9月11日に米国では大統領選の討論会が行われ、本戦まで2ヶ月を切っているが、日本では9月に岸田政権が終焉を迎えた。岸田政権が発足したのは2021年10月だが、岸田政権は3年あまりにわたる外交でいくつかの成果を残したと言える。岸田政権は長きにわたって支持率の低迷が続いてきたが、外交・安全保障の専門家の間では岸田外交を評価する声が多い。では、岸田外交は3年間で何を成し遂げたか。
日韓関係がより健全な関係に発展するよう尽力
まず、筆者の脳裏に最も残っているのは、日韓関係の改善だ。ムン・ジェイン政権の時、日韓関係は戦後最悪とまで揶揄されたが、2022年5月にユン・ソンニョル大統領が就任すると、日韓関係は大きく改善の方向へ動き出した。ユン大統領は以前から対米、対日関係の重要性を強調し、岸田政権は当初は就任したばかりのユン大統領の様子や反応を見ていたが、2022年6月にスペインで開催されたNATO首脳会議の直前、スペイン国王主催の晩餐会の会場で、岸田首相がユン大統領に話しかけ、日韓関係がより健全な関係に発展するよう相互が努力していく重要性を共有した。そして、2022年9月の国連総会、2022年11月のASEAN関連首脳会議など第3国での機会を活用し、首脳会談を積み重ねていった。そして、昨年3月にはユン大統領が東京を訪問し、5月には岸田首相がソウルを訪問して首脳会談を行うなど、ここに日韓シャトル外交が復活した。積み重ねられる会談で、日韓は解決が難しい歴史や領土をめぐる問題がある中でも未来志向を掲げ、関係を発展させていくステップを邁進していった。そして、岸田総理は9月にもソウルを訪問し、岸田・ユン時代で作り上げた日韓関係を今後も継続させていく意思を確認し合った。ユン大統領が就任してから2年半あまりで、岸田・ユン会談は12回を数える。
岸田政権の対韓外交は、分断が進む世界における東アジアの安全保障環境を反映している。東アジアでは中国が軍事力を増強し、米中の軍事バランスが変化しつつあり、北朝鮮はミサイルの発射を繰り返すだけでなく、最近北朝鮮は軍事協力を含めロシアとの関係を緊密化させている。
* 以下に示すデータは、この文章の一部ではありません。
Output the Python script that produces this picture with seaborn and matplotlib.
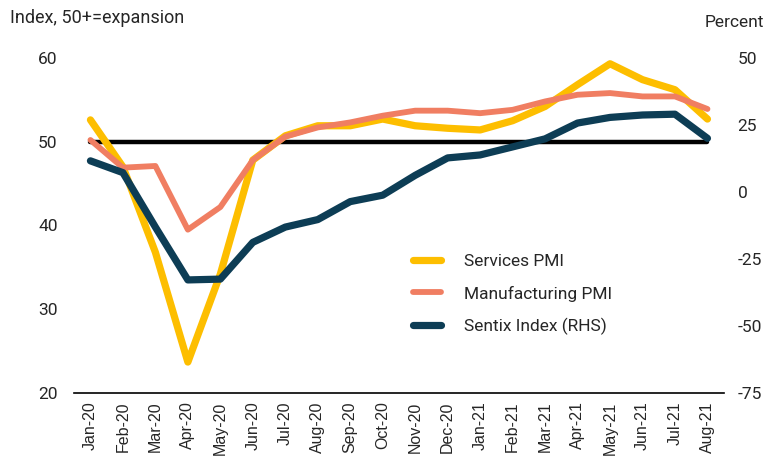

このような状況下で、日本にとって唯一のパートナーとなるのは同盟国の米国以外には韓国のみであり、今日、日韓は互いが互いを必要とする環境となっている。以前と比べ、米国も同盟国により多くの役割を求めるようになっており、日韓が安全保障を含んだ包括的協力を強化することを望んでおり、日韓協力というものは分断が進む世界においてその重要性が高まっているのだ。このような意味で、岸田政権の対韓外交は極めて重要なものとなった。
岸田外交が成し遂げた最大の成果は広島サミット
また、岸田外交の3年間で最も衝撃となったのは、言うまでもなくロシアによるウクライナ侵攻だ。それから2年半の歳月が流れるが、岸田首相は分断が進む今日の世界で、自由や人権、法の支配などの価値観の重要性を内外に強く訴え、日本の存在感を強く示した。ウクライナ侵攻直後から、岸田政権は国際秩序の安定に対する挑戦と暴挙だとしてロシアを強く非難し、欧米諸国と協調する形でロシアへの制裁を強化していった。そして、この問題で岸田外交が成し遂げた最大の成果は広島サミットだ。岸田政権は昨年5月に広島サミットを主催し、ウクライナ問題を主要議題としただけでなく、実際にウクライナのゼレンスキー大統領の広島訪問を実現させ、民主主義陣営が被爆地広島から世界に向かって法の支配の重要性を訴えたことは大きな成功となった。
さらに、岸田首相は日本の総理大臣として初めてNATO首脳会合に参加し、ウクライナの明日は東アジアかも知れないという危機感のもと、ウクライナと台湾は距離があっても関連する問題と欧米諸国に強く訴え、安全保障面で欧州と東アジアを接近させたことに意義がある。最近ではNATOの事務所を東京に設置するかどうかの議論も浮上したが、分断が進む今日の世界で、岸田総理は物理的な距離はあっても同じ価値観を共有する国々が安全保障面で協力する重要性を打ち出した。
岸田政権は中国との間では、対話による安定的かつ建設的な日中関係の構築を主張してきたが、分断が進む世界において、対中国ではなかなか上手くはいかなかった。しかし、安全保障の現実を考慮し、日本の国益を重視して戦略的な外交を進めたことには大きな意義があろう。